Se state pensando ai romanzi di Maurice Leblanc, beh, dimenticateveli: il nipote è quanto di più lontano ci possa essere dal ladro gentiluomo della Parigi ottocentesca, o meglio, ne è la rivisitazione in chiave moderna. Trentenne scanzonato con basette imponenti, giacche psichedeliche e cravatte fuori luogo, è quello che si direbbe una simpatica canaglia: ruba ai ricchi anche se non necessariamente per dare ai poveri, ha la battuta pronta, è in qualche modo contorto un altruista ed ha un chiodo fisso, le donne – una, in particolare.

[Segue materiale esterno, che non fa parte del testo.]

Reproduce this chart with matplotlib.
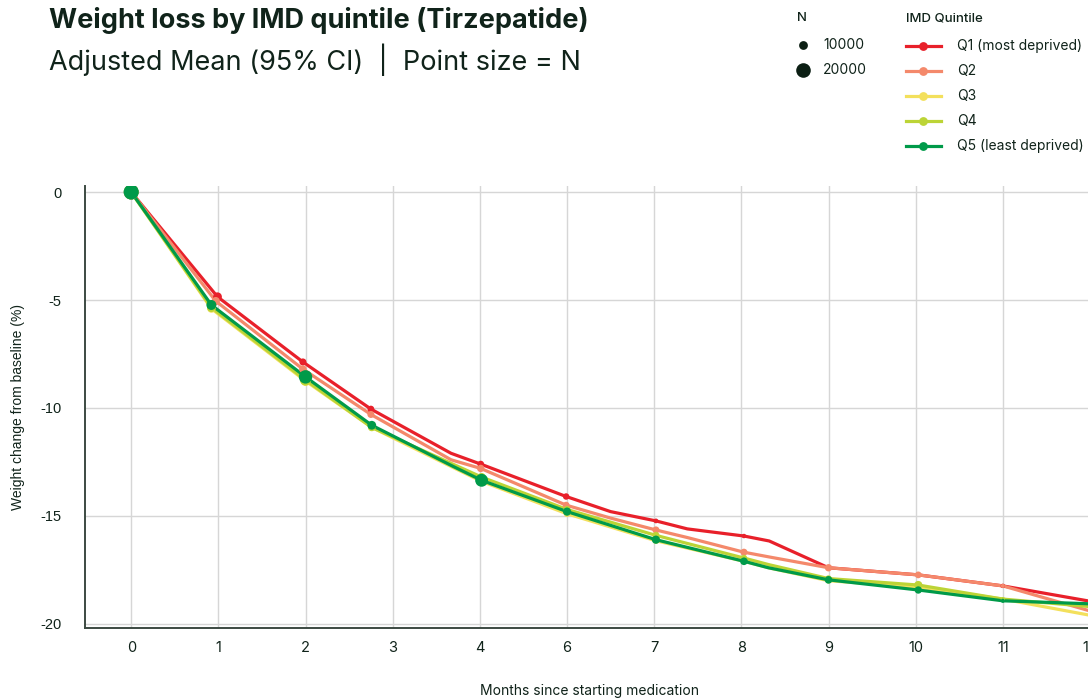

Nato dalla penna del fumettista giapponese Monkey Punch nel lontano 1967, Lupin III conosce i fasti del piccolo schermo due anni più tardi con un episodio pilota, e nel 1971 con una prima serie di 23 puntate su Yomiuri TV; l’anime non ha successo immediato, ma fortunatamente le repliche incollano al televisore bambini e adolescenti in tutto il mondo. Nel 1977 arriva una seconda serie, oltre a due film per il cinema. Una decina di anni dopo arrivano altri 50 episodi, un film e, sempre con dieci anni di pausa, altri due lungometraggi per il grande schermo nel 1995 e nel 1996. Nel nuovo millennio vengono prodotti un paio di spin-off, e, udite udite, un’ultima serie ambientata a San Marino. In altre parole, sono quasi cinquant’anni che le avventure del ladro scavezzacollo ci fanno compagnia.
Le ragioni del successo di Lupin III sono evidenti: primo, fa ridere. Ma non una risata da cinepanettone, che visto il genere pure si potrebbe prestare; una risata piaciona ma elegante, sarcastica ma non sguaiata, caustica ma non cinica; in pratica, un misto tra Woody Allen e Cary Grant. Secondo: la banda. Perché certi colpi mica si possono portare a termine da soli. E il buon Lupin si circonda di cavalli di battaglia: Goemon, samurai taciturno e tradizionalista con una spada, pardon, una katana capace di affettare qualsiasi cosa ad eccezione del marzapane, e Jigen, gangster da romanzo noir che all’epoca rubò il cuore della bimba di cui sopra. Ancora più misantropo del collega, accanito bevitore e instancabile fumatore, tanto da avere una sigaretta tra le labbra persino quando dorme, nessuno è mai riuscito a vedergli il volto, costantemente coperto da un borsalino nero. Per la serie “bad boys”, insomma. Un trio perfetto che però, come cantavano Timon e Pumba ne Il re leone, rischia di diventare un duo: perché se nessuno dei tre è immune al fascino femminile, Lupin è letteralmente soggiogato dalla bellissima Fujiko – che qualche volta, inspiegabilmente, si chiama Margot. Procace moretta priva di scrupoli, non esita a usare il suo amato per i suoi scopi, salvo poi redimersi e tornare a testa bassa (ma sempre col petto in fuori) nel gruppo.
Terzo, ma non meno importante: l’avversario, la nemesi, l’acerrimo nemico per cui si prova un misto di odio e rispetto: l’ispettore Zenigata, Zazà per gli amici. Allampanato e imbranatissimo funzionario dell’Interpol, ha come unico scopo nella vita catturare Lupin; come un Willy Coyote con l’impermeabile, i sui lanci di manette sono destinati a cadere nel vuoto.
Eppoi gli scenari da Vecchia Europa, la ricchezza, la vita del bel mondo: Lupin è un fuorilegge, sì, ma di quelli rilassati, senza preoccupazioni, impegnati prima di tutto a godersi la vita. E infatti non lo vedrete mai con una tuta da ginnastica: l’eleganza, prima di tutto, altrimenti le donne come si conquistano? E a tal proposito, non si finirà mai abbastanza di ringraziare Mediaset ed i suoi parametri, per così dire, elastici: perché un anime che mostra così tante tette, e usate per scopi così poco nobili, non sarebbe mai stato trasmesso da nessun’altra rete alle due del pomeriggio. Anche se in un certo senso Fujiko/Margot è una femminista post-moderna: obiettivi chiari, e mezzi ancora di più. Mentre Lupin è il tipico maschio dei nostri tempi: eterno adolescente, ironico, insicuro, scapestrato ed inguaribilmente romantico.
Ecco, forse è per questo che Lupin III piaceva così tanto a fine secolo, e perché ancora oggi riesce ad intrattenere con brio: perché è un ritratto fedele della vita da Millennial. Girovaga, colta, disimpegnata, irresponsabile, trés chic e, in fondo, terribilmente divertente.